- [Exercise brief] Please write out the lines of the data exactly, beginning with the first and ending with the line containing "plt.rcParams['font.family'] = ['Liberation"; leave the pictures behind.

- [Source material]
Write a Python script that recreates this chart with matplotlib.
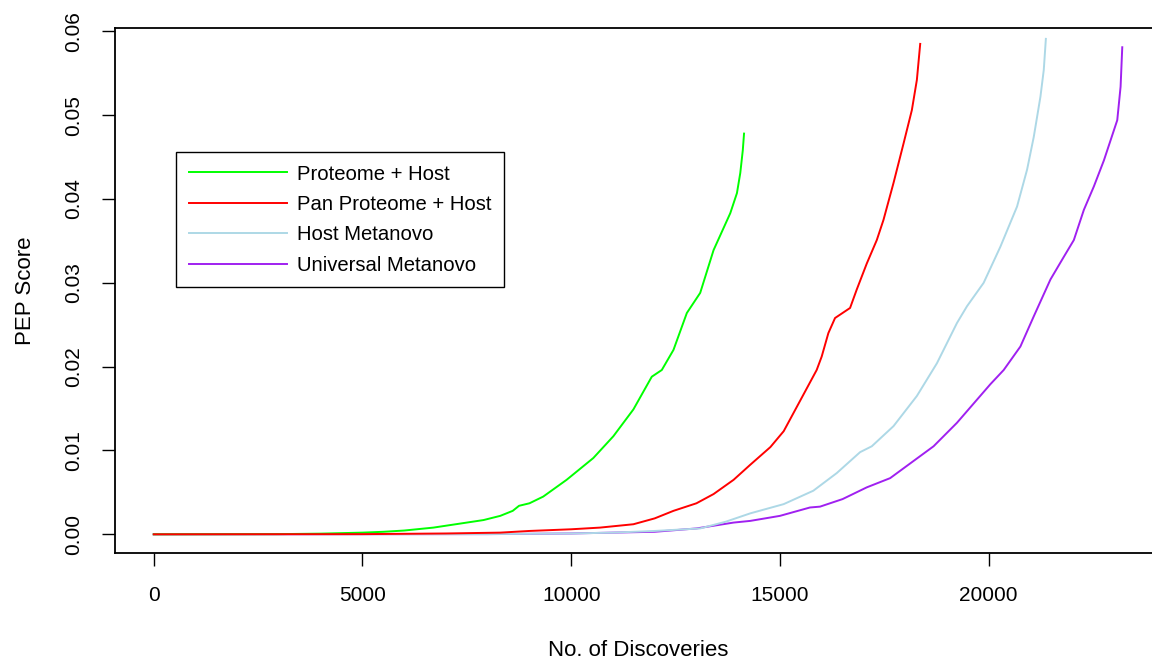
import matplotlib
matplotlib.use('Agg')
import matplotlib.pyplot as plt
from matplotlib.ticker import FormatStrFormatter

plt.rcParams['font.family'] = ['Liberation Sans', 'DejaVu Sans']

# ---- data ----
green_x = [0, 3000, 4000, 5000, 5500, 6000, 6700, 7500, 7900, 8300, 8600, 8750, 9000, 9330,
           9890, 10530, 11010, 11490, 11930, 12170, 12450, 12770, 13090, 13410, 13810, 13970,
           14050, 14110, 14140]
green_y = [0, 0.00002, 0.00008, 0.0002, 0.0003, 0.00045, 0.0008, 0.0014, 0.0017, 0.0022, 0.0028,
           0.0034, 0.0037, 0.0045, 0.0065, 0.0091, 0.0117, 0.0149, 0.0188, 0.0196, 0.0220, 0.0264,
           0.0288, 0.0339, 0.0383, 0.0407, 0.0431, 0.0458, 0.0478]

red_x = [0, 5000, 7000, 8300, 9000, 10000, 10690, 11490, 12000, 12450, 13000, 13410, 13890,
         14290, 14770, 15090, 15480, 15880, 16000, 16160, 16320, 16500, 16680, 16840, 17080,
         17320, 17480, 17720, 17960, 18160, 18280, 18360]
red_y = [0, 0.00002, 0.0001, 0.0002, 0.0004, 0.0006, 0.0008, 0.0012, 0.0019, 0.0028, 0.0037,
         0.0048, 0.0065, 0.0083, 0.0104, 0.0123, 0.0159, 0.0196, 0.0212, 0.0240, 0.0258, 0.0264,
         0.0270, 0.0292, 0.0323, 0.0351, 0.0375, 0.0419, 0.0466, 0.0506, 0.0542, 0.0585]

blue_x = [0, 8000, 10000, 11000, 12000, 13090, 13700, 14290, 15090, 15800, 16360, 16920, 17200,
          17720, 18280, 18760, 19240, 19480, 19880, 20280, 20680, 20920, 21080, 21240, 21320, 21370]
blue_y = [0, 0.00003, 0.0001, 0.0002, 0.0004, 0.0007, 0.0015, 0.0025, 0.0036, 0.0052, 0.0073,
          0.0098, 0.0105, 0.0129, 0.0165, 0.0204, 0.0252, 0.0272, 0.0300, 0.0343, 0.0391, 0.0435,
          0.0474, 0.0522, 0.0554, 0.0591]

purple_x = [0, 8000, 10000, 12000, 13000, 13890, 14290, 15000, 15720, 15960, 16500, 17080, 17640,
            18680, 19240, 20040, 20360, 20760, 21080, 21480, 21800, 22040, 22280, 22520, 22760,
            22880, 23080, 23160, 23200]
purple_y = [0, 0.00002, 0.0001, 0.0003, 0.0007, 0.0014, 0.0016, 0.0022, 0.0032, 0.0033, 0.0042,
            0.0056, 0.0067, 0.0105, 0.0133, 0.0179, 0.0196, 0.0224, 0.0260, 0.0304, 0.0331, 0.0351,
            0.0387, 0.0415, 0.0446, 0.0464, 0.0494, 0.0534, 0.0581]

labels = ['Proteome + Host', 'Pan Proteome + Host', 'Host Metanovo', 'Universal Metanovo']
colors = ['#00FF00', '#FF0000', '#ADD8E6', '#A020F0']
x_ticks = [0, 5000, 10000, 15000, 20000]
y_ticks = [0.00, 0.01, 0.02, 0.03, 0.04, 0.05, 0.06]

# ---- figure ----
W, H = 1152, 661
fig = plt.figure(figsize=(W / 100, H / 100), dpi=100)
ax_left, ax_right, ax_top, ax_bottom = 115, 1161, 28.3, 553
ax = fig.add_axes([ax_left / W, 1 - ax_bottom / H, (ax_right - ax_left) / W, (ax_bottom - ax_top) / H])

lw = 1.4
lp, = ax.plot(purple_x, purple_y, color=colors[3], lw=lw, label=labels[3])
lb, = ax.plot(blue_x, blue_y, color=colors[2], lw=lw, label=labels[2])
lg, = ax.plot(green_x, green_y, color=colors[0], lw=lw, label=labels[0])
lr, = ax.plot(red_x, red_y, color=colors[1], lw=lw, label=labels[1])

ax.set_xlim(-928, 24128)
ax.set_ylim(-0.00223, 0.06036)
ax.set_xticks(x_ticks)
ax.set_yticks(y_ticks)
ax.yaxis.set_major_formatter(FormatStrFormatter('%.2f'))

for s in ax.spines.values():
    s.set_linewidth(1.3)
    s.set_color('black')

ax.tick_params(length=9.6, width=1.0, labelsize=15, direction='out')
ax.tick_params(axis='x', pad=14.5)
ax.tick_params(axis='y', pad=13.2)
plt.setp(ax.get_yticklabels(), rotation=90, va='center')

ax.set_xlabel('No. of Discoveries', fontsize=16)
ax.set_ylabel('PEP Score', fontsize=16)
ax_h = ax_bottom - ax_top
ax_w = ax_right - ax_left
ax.xaxis.set_label_coords(0.5, -(640 - ax_bottom) / ax_h)
ax.yaxis.set_label_coords(-(ax_left - 36) / ax_w, 0.5)

leg = ax.legend(handles=[lg, lr, lb, lp], loc='upper left',
                bbox_to_anchor=(176 / W, 1 - 152 / H), bbox_transform=fig.transFigure,
                fontsize=14.6, handlelength=4.85, handletextpad=0.5, labelspacing=0.56,
                borderpad=0.62, borderaxespad=0, frameon=True, fancybox=False,
                edgecolor='black', framealpha=1)
leg.get_frame().set_linewidth(1.0)
for h in leg.get_lines():
    h.set_linewidth(1.4)

fig.savefig('out.png', dpi=100)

- [Result for this task]
Write a Python script that recreates this chart with matplotlib.
import matplotlib
matplotlib.use('Agg')
import matplotlib.pyplot as plt
from matplotlib.ticker import FormatStrFormatter

plt.rcParams['font.family'] = ['Liberation Sans', 'DejaVu Sans']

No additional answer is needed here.